▸ What is expected
Retype word for word the first line of the listing and each line after it up to the line with "const yStep = 50000000000;", with the pictures taken out.

▸ Data for the task
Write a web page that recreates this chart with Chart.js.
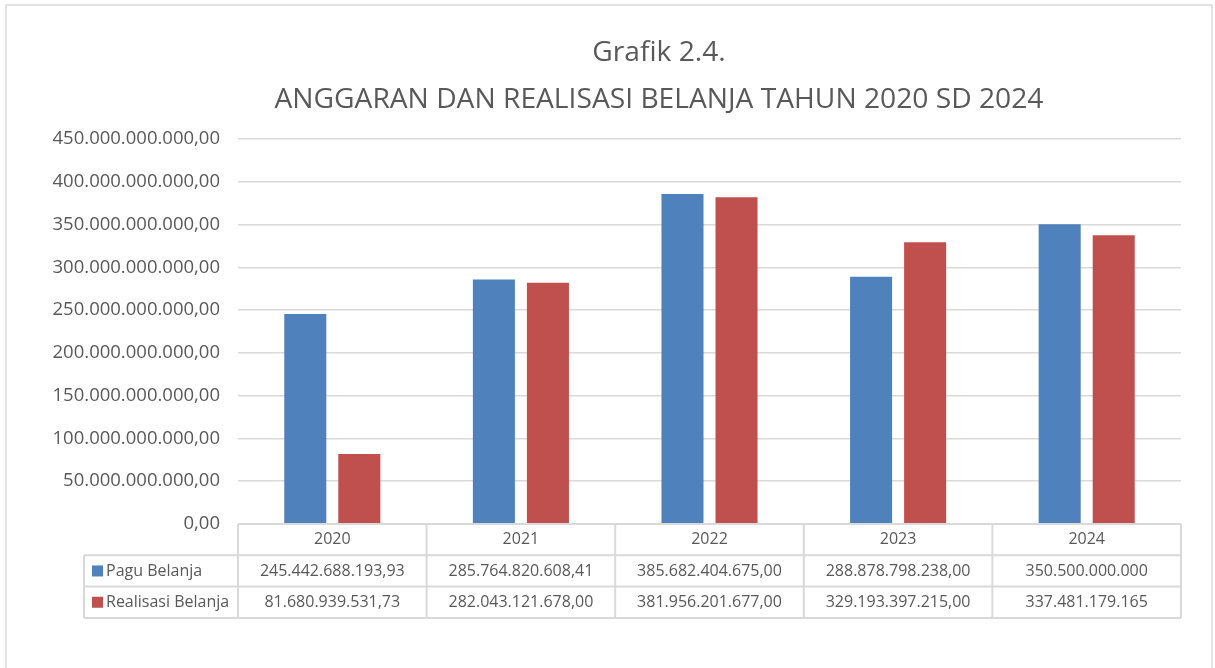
<!DOCTYPE html>
<html>
<head>
<meta charset="utf-8">
<script src="https://cdn.jsdelivr.net/npm/chart.js@4.4.1/dist/chart.umd.min.js"></script>
<style>
  html, body { margin: 0; padding: 0; background: #ffffff; }
  #wrap { width: 1215px; height: 668px; position: relative; }
</style>
</head>
<body>
<div id="wrap"><canvas id="c" width="1215" height="668"></canvas></div>
<script>
const titleLines = ['Grafik 2.4.', 'ANGGARAN DAN REALISASI BELANJA TAHUN 2020 SD 2024'];
const years = ['2020', '2021', '2022', '2023', '2024'];
const seriesNames = ['Pagu Belanja', 'Realisasi Belanja'];
const paguBelanja = [245442688193.93, 285764820608.41, 385682404675.00, 288878798238.00, 350500000000];
const realisasiBelanja = [81680939531.73, 282043121678.00, 381956201677.00, 329193397215.00, 337481179165];
const paguLabels = ['245.442.688.193,93', '285.764.820.608,41', '385.682.404.675,00', '288.878.798.238,00', '350.500.000.000'];
const realisasiLabels = ['81.680.939.531,73', '282.043.121.678,00', '381.956.201.677,00', '329.193.397.215,00', '337.481.179.165'];
const yMax = 450000000000;
const yStep = 50000000000;

const BLUE = '#4f81bd';
const RED = '#c0504d';
const GRID = '#d9d9d9';
const TEXT = '#595959';
const FONT = '"Open Sans", "Noto Sans", sans-serif';

function fmtID(v) {
  const parts = Math.round(v).toString();
  const withDots = parts.replace(/\B(?=(\d{3})+(?!\d))/g, '.');
  return withDots + ',00';
}

const framePlugin = {
  id: 'frame',
  beforeDraw(chart) {
    const ctx = chart.ctx;
    ctx.save();
    ctx.fillStyle = '#ffffff';
    ctx.fillRect(0, 0, chart.width, chart.height);
    ctx.strokeStyle = GRID;
    ctx.lineWidth = 1.5;
    ctx.strokeRect(6, 5, 1206, 700);
    ctx.fillStyle = TEXT;
    ctx.font = '28.2px ' + FONT;
    ctx.textAlign = 'center';
    ctx.textBaseline = 'middle';
    ctx.fillText(titleLines[0], 659, 53);
    ctx.fillText(titleLines[1], 659, 99.5);
    ctx.restore();
  }
};

const tablePlugin = {
  id: 'dataTable',
  afterDraw(chart) {
    const ctx = chart.ctx;
    const xs = chart.scales.x;
    const area = chart.chartArea;
    const rowH = 31.3;
    const legendLeft = 84;
    const top = area.bottom;
    const catW = (area.right - area.left) / years.length;
    ctx.save();
    ctx.strokeStyle = GRID;
    ctx.lineWidth = 2;
    ctx.beginPath();
    ctx.moveTo(area.left, top); ctx.lineTo(area.right, top);
    for (let r = 1; r <= 3; r++) {
      ctx.moveTo(legendLeft, top + rowH * r); ctx.lineTo(area.right, top + rowH * r);
    }
    ctx.moveTo(legendLeft, top + rowH); ctx.lineTo(legendLeft, top + rowH * 3);
    for (let i = 0; i <= years.length; i++) {
      const x = area.left + catW * i;
      ctx.moveTo(x, top); ctx.lineTo(x, top + rowH * 3);
    }
    ctx.stroke();

    ctx.fillStyle = TEXT;
    ctx.font = '16px ' + FONT;
    ctx.textAlign = 'center';
    ctx.textBaseline = 'middle';
    years.forEach((y, i) => {
      const cx = xs.getPixelForValue(i);
      ctx.fillText(y, cx, top + rowH * 0.5);
      ctx.fillText(paguLabels[i], cx, top + rowH * 1.5);
      ctx.fillText(realisasiLabels[i], cx, top + rowH * 2.5);
    });
    const colors = [BLUE, RED];
    ctx.textAlign = 'left';
    seriesNames.forEach((name, k) => {
      const cy = top + rowH * (1.5 + k);
      ctx.fillStyle = colors[k];
      ctx.fillRect(92, cy - 5.5, 11, 11);
      ctx.fillStyle = TEXT;
      ctx.fillText(name, 106, cy);
    });
    ctx.restore();
  }
};

new Chart(document.getElementById('c'), {
  type: 'bar',
  data: {
    labels: years,
    datasets: [
      { label: seriesNames[0], data: paguBelanja, backgroundColor: BLUE, borderWidth: 0,
        barPercentage: 0.778, categoryPercentage: 0.573 },
      { label: seriesNames[1], data: realisasiBelanja, backgroundColor: RED, borderWidth: 0,
        barPercentage: 0.778, categoryPercentage: 0.573 }
    ]
  },
  options: {
    responsive: false,
    animation: false,
    devicePixelRatio: 1,
    layout: { padding: { top: 139, left: 0, right: 34, bottom: 144 } },
    plugins: {
      legend: { display: false },
      tooltip: { enabled: false },
      title: { display: false }
    },
    scales: {
      x: {
        grid: { display: false },
        border: { display: false },
        ticks: { display: false },
        afterFit(s) { s.height = 0; }
      },
      y: {
        min: 0,
        max: yMax,
        ticks: {
          stepSize: yStep,
          color: TEXT,
          padding: 18,
          font: { family: FONT, size: 18.5 },
          callback: (v) => fmtID(v)
        },
        grid: { color: GRID, lineWidth: 1.5, drawTicks: false },
        border: { display: false },
        afterFit(s) { s.width = 238; }
      }
    }
  },
  plugins: [framePlugin, tablePlugin]
});
</script>
</body>
</html>
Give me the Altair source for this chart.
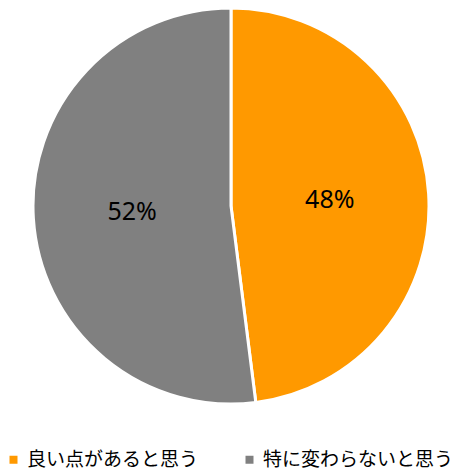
import altair as alt
import pandas as pd

categories = ["良い点があると思う", "特に変わらないと思う"]
values = [48, 52]
labels = ["48%", "52%"]
colors = ["#FF9900", "#808080"]

df = pd.DataFrame({"cat": categories, "val": values, "label": labels, "ord": [0, 1]})

FONT = "Noto Sans CJK JP"
CX, CY, R = 223, 198, 198

base = alt.Chart(df).encode(
    theta=alt.Theta("val:Q", stack=True),
    order=alt.Order("ord:Q"),
)

pie = base.mark_arc(outerRadius=R, stroke="white", strokeWidth=3).encode(
    x=alt.value(CX),
    y=alt.value(CY),
    color=alt.Color(
        "cat:N",
        scale=alt.Scale(domain=categories, range=colors),
        sort=categories,
        legend=alt.Legend(
            title=None,
            orient="none",
            legendX=-4,
            legendY=442,
            direction="horizontal",
            symbolType="square",
            symbolSize=64,
            symbolStrokeWidth=0,
            labelFont=FONT,
            labelFontSize=19,
            labelColor="#000000",
            labelOffset=4,
            columnPadding=41,
            labelLimit=300,
        ),
    ),
)

text = base.mark_text(radius=R / 2, font="Noto Sans", fontSize=25, color="#000000").encode(
    x=alt.value(CX),
    y=alt.value(CY),
    text="label:N",
)

chart = (
    alt.layer(pie, text)
    .properties(width=448, height=462, padding=0, autosize=alt.AutoSizeParams(type="none"))
    .configure_view(stroke=None)
)

chart.save("out.html", embed_options={"renderer": "svg", "actions": False})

▸ Exercise response
Write a web page that recreates this chart with Chart.js.
<!DOCTYPE html>
<html>
<head>
<meta charset="utf-8">
<script src="https://cdn.jsdelivr.net/npm/chart.js@4.4.1/dist/chart.umd.min.js"></script>
<style>
  html, body { margin: 0; padding: 0; background: #ffffff; }
  #wrap { width: 1215px; height: 668px; position: relative; }
</style>
</head>
<body>
<div id="wrap"><canvas id="c" width="1215" height="668"></canvas></div>
<script>
const titleLines = ['Grafik 2.4.', 'ANGGARAN DAN REALISASI BELANJA TAHUN 2020 SD 2024'];
const years = ['2020', '2021', '2022', '2023', '2024'];
const seriesNames = ['Pagu Belanja', 'Realisasi Belanja'];
const paguBelanja = [245442688193.93, 285764820608.41, 385682404675.00, 288878798238.00, 350500000000];
const realisasiBelanja = [81680939531.73, 282043121678.00, 381956201677.00, 329193397215.00, 337481179165];
const paguLabels = ['245.442.688.193,93', '285.764.820.608,41', '385.682.404.675,00', '288.878.798.238,00', '350.500.000.000'];
const realisasiLabels = ['81.680.939.531,73', '282.043.121.678,00', '381.956.201.677,00', '329.193.397.215,00', '337.481.179.165'];
const yMax = 450000000000;
const yStep = 50000000000;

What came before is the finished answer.